On Convergence of FedProx: Local Dissimilarity Invariant Bounds,
Non-smoothness and Beyond
- URL: http://arxiv.org/abs/2206.05187v1
- Date: Fri, 10 Jun 2022 15:35:10 GMT
- Title: On Convergence of FedProx: Local Dissimilarity Invariant Bounds,
Non-smoothness and Beyond
- Authors: Xiao-Tong Yuan and Ping Li
- Abstract summary: We develop a novel local dissimilarity in convergence theory for FedProx and its minibatch extension through the lens of algorithmic stability.
Preliminary experimental results on a series of benchmark FL datasets are reported to demonstrate the benefit of minibatching for improving the sample efficiency of FedProx.

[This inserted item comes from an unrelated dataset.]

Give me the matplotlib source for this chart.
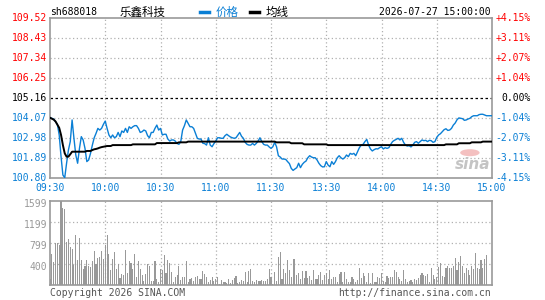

- Score: 41.082982732100696
- License: http://creativecommons.org/licenses/by/4.0/
- Abstract: The FedProx algorithm is a simple yet powerful distributed proximal point
optimization method widely used for federated learning (FL) over heterogeneous
data. Despite its popularity and remarkable success witnessed in practice, the
theoretical understanding of FedProx is largely underinvestigated: the
appealing convergence behavior of FedProx is so far characterized under certain
non-standard and unrealistic dissimilarity assumptions of local functions, and
the results are limited to smooth optimization problems. In order to remedy
these deficiencies, we develop a novel local dissimilarity invariant
convergence theory for FedProx and its minibatch stochastic extension through
the lens of algorithmic stability. As a result, we contribute to derive several
new and deeper insights into FedProx for non-convex federated optimization
including: 1) convergence guarantees independent on local dissimilarity type
conditions; 2) convergence guarantees for non-smooth FL problems; and 3) linear
speedup with respect to size of minibatch and number of sampled devices. Our
theory for the first time reveals that local dissimilarity and smoothness are
not must-have for FedProx to get favorable complexity bounds. Preliminary
experimental results on a series of benchmark FL datasets are reported to
demonstrate the benefit of minibatching for improving the sample efficiency of
FedProx.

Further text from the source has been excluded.